Communication Leadership Blog
If newspapers go under, the argument goes, blogs and aggregators will lose the source of much of their news. To assess the validity of that assumption, Daily Kos looked at its "front page" posts for the week of April 6 through April 12, and counted up the sources of their linked items. They found that the plurality came from newspapers, 123 items, but that the newspaper content amounted to only 20 percent of the news items that Daily Kos linked to during the week.
Starting today, The Middle East Times is available online only via subscription. The publication, which originally began as a printed weekly based in Cairo, had been publishing its content online for free. The online newspaper expressed regret over the change, but emphasized that a subscription model was necessary. The Times will be publishing more limited content in the next couple of weeks as it reorganizes as a subscription publication.
The New York Times has launched a new, customizable widget called "My Headlines." Viewers choose from the NYT list of sections and features to create their own list of news that appears alongside the other headlines on the site's homepage. This is the latest in the increasingly customizable world of online news.
Peter Scheer discusses the legal factors involved in instituting pay walls for online content, specifically the concept of "fair use." He argues that the current interpretation of fair use -- which enables people to rewrite the first few paragraphs of a story while maintaining the central ideas, as aggregators often do -- will hurt some new sources more than others. Those that will suffer have news contained in the lead paragraphs, like wire services and major metropolitan dailies. Long-form journalism, such as that practiced by the New Yorker and hyperlocal sites, will fare better under this definition of fair use.
An editorial in the Los Angeles Times makes the case for a federal shield law to protect journalists from prosecution if they are protecting their confidential sources. Though many states have such a law, the federal government does not currently offer such protections for reporters. The House recently passed a shield law, and the Senate has an alternative on the table. The editorial finds some of the Senate measures, particularly the definition of protected journalists as one who engages in journalism, as superior to the House version.
Jack Shafer at Slate says journalists should stop criticizing The Huffington Post for copying and rewriting their original content. Shafer notes that such antics are a long-established tradition in journalism, from Pulitizer's blatant theft of Hearst's copy to Time Magazine's deft rewriting of the newspapers' news. Aggregation and substantial borrowing are simply part of journalism.
Last month, Time Inc launched a new experiment with Mine, a customizable print magazine. Joshua Benton of the Nieman Journalism Lab reviewed his copy today. Though Benton thought the experiment worthwhile, he was confused by the nearly two-year-old content in the magazine, and was slightly uncomfortable with the adaptions of the Lexus advertisements that funded the project.

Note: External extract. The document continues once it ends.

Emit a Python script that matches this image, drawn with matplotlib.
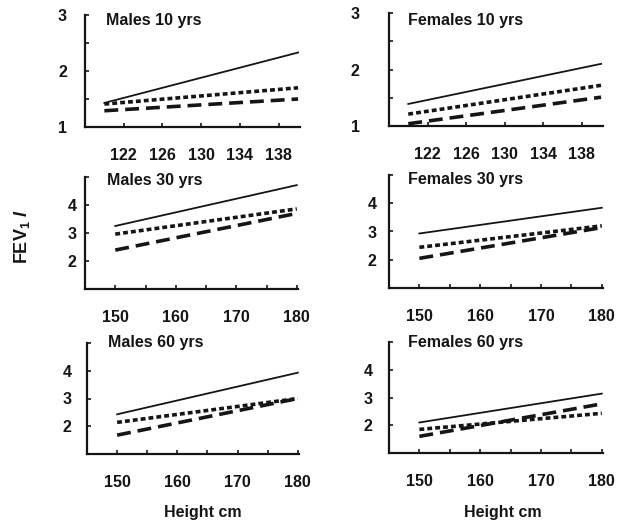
import matplotlib
matplotlib.use("Agg")
import matplotlib.pyplot as plt

plt.rcParams['font.family'] = ['Liberation Sans', 'DejaVu Sans']
plt.rcParams['font.weight'] = 'bold'
plt.rcParams['mathtext.fontset'] = 'custom'
plt.rcParams['mathtext.rm'] = 'Liberation Sans:bold'
plt.rcParams['mathtext.it'] = 'Liberation Sans:italic:bold'
plt.rcParams['lines.scale_dashes'] = False

# panel titles, in reading order
titles = ['Males 10 yrs', 'Females 10 yrs',
          'Males 30 yrs', 'Females 30 yrs',
          'Males 60 yrs', 'Females 60 yrs']

# heights (cm) at the two ends of each fitted line
heights_child = [120, 140]
heights_adult = [150, 180]

# FEV1 (l) at the two ends, three lines per panel
solid = [[1.43, 2.33], [1.39, 2.10], [3.25, 4.71],
         [2.93, 3.84], [2.43, 3.93], [2.10, 3.14]]
dotted = [[1.41, 1.70], [1.21, 1.72], [2.96, 3.86],
          [2.44, 3.20], [2.14, 3.00], [1.85, 2.43]]
dashed = [[1.29, 1.50], [1.04, 1.51], [2.39, 3.70],
          [2.05, 3.14], [1.68, 3.00], [1.60, 2.77]]

child_ticks = [122, 126, 130, 134, 138]
adult_ticks = [150, 155, 160, 165, 170, 175, 180]
adult_labels = ['150', '', '160', '', '170', '', '180']

W, H = 619, 525
fig = plt.figure(figsize=(W / 100, H / 100), dpi=100)

# axes rectangles in pixels: left, bottom(from top), width, height
rects = [(85, 127, 215, 112), (389, 126, 214, 113),
         (85, 289, 213, 112), (389, 288, 214, 113),
         (87, 454, 212, 111), (389, 453, 214, 111)]
ypads = [13, 21, 6, 9, 11, 12]
title_y = [0.955, 0.93, 0.973, 0.956, 1.0, 1.0]
title_x = [0.10, 0.09, 0.105, 0.09, 0.10, 0.09]

ink = '#151515'
for i, (l, b, w, h) in enumerate(rects):
    ax = fig.add_axes([l / W, (H - b) / H, w / W, h / H])
    for s in ['top', 'right']:
        ax.spines[s].set_visible(False)
    for s in ['left', 'bottom']:
        ax.spines[s].set_linewidth(1.6)
        ax.spines[s].set_color(ink)

    xs = heights_child if i < 2 else heights_adult
    ax.plot(xs, solid[i], color=ink, lw=1.3)
    ax.plot(xs, dotted[i], color=ink, lw=2.6, dashes=(3.5, 2.2))
    ax.plot(xs, dashed[i], color=ink, lw=2.6, dashes=(10, 5))

    if i < 2:
        ax.set_xlim(118, 140.2)
        ax.set_ylim(1, 3)
        ax.set_xticks(child_ticks)
        ax.set_yticks([1, 1.5, 2, 2.5, 3])
        ax.set_yticklabels(['1', '', '2', '', '3'])
    else:
        ax.set_xlim(145, 180.2)
        ax.set_ylim(1, 5)
        ax.set_xticks(adult_ticks)
        ax.set_xticklabels(adult_labels)
        ax.set_yticks([1, 2, 3, 4, 5])
        ax.set_yticklabels(['', '2', '3', '4', ''])

    ax.tick_params(axis='x', direction='in', length=3, width=1.2,
                   pad=15, labelsize=11.5, colors=ink)
    ax.tick_params(axis='y', direction='in', length=3, width=1.2,
                   pad=ypads[i], labelsize=11.5, colors=ink)

    ax.text(title_x[i], title_y[i], titles[i], transform=ax.transAxes,
            ha='left', va='center', fontsize=11.5, color=ink)

fig.text(22 / W, 1 - 236 / H, 'FEV$_1$ $l$', rotation=90,
         ha='center', va='center', fontsize=13, color=ink)
fig.text(203 / W, 1 - 512 / H, 'Height cm', ha='center', va='center',
         fontsize=11.5, color=ink)
fig.text(503 / W, 1 - 512 / H, 'Height cm', ha='center', va='center',
         fontsize=11.5, color=ink)

fig.savefig('out.png', dpi=100, facecolor='white')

Even as newspapers around the country close, New York City is getting another daily Spanish-language newspaper, called NY Al Dia. The paper will launch on April 20, and sell for 40 cents at 1,800 locations throughout NYC. The daily is staffed by 13 former employees of Hoy New York, which closed in December. The new newspaper will compete with El Diario/La Prensa, the existing Spanish-language daily in New York.
Clint Reilly worries that media monopolies would endanger the public good that news outlets are supposed to protect. He suggests that, as newspapers consolidate, we impose three methods of oversight over the news media: a council of citizens to monitor the news, incorporating citizens on the newspapers' editorial boards, and a state newspaper regulatory board appointed by the governor. These three mechanisms would serve as a check to ensure that newspapers continue to serve as the public's watchdog.
Just as the Seattle Post-Intelligencer experienced a drop in viewership after the newspaper went online only, a finanical newspaper in Finland has seen a similar trend. According to researchers at City University London, when Taloussanomat switched to an online-only format, it initially saw a small uptick in viewership. Five months later, however, the site found that their unique viewers had dropped by 22 percent. Two British newspapers saw their websites' unique viewers increase by significant margins during that same period. The Finnish newspaper has since gained in viewers, in part due to the global economic crisis.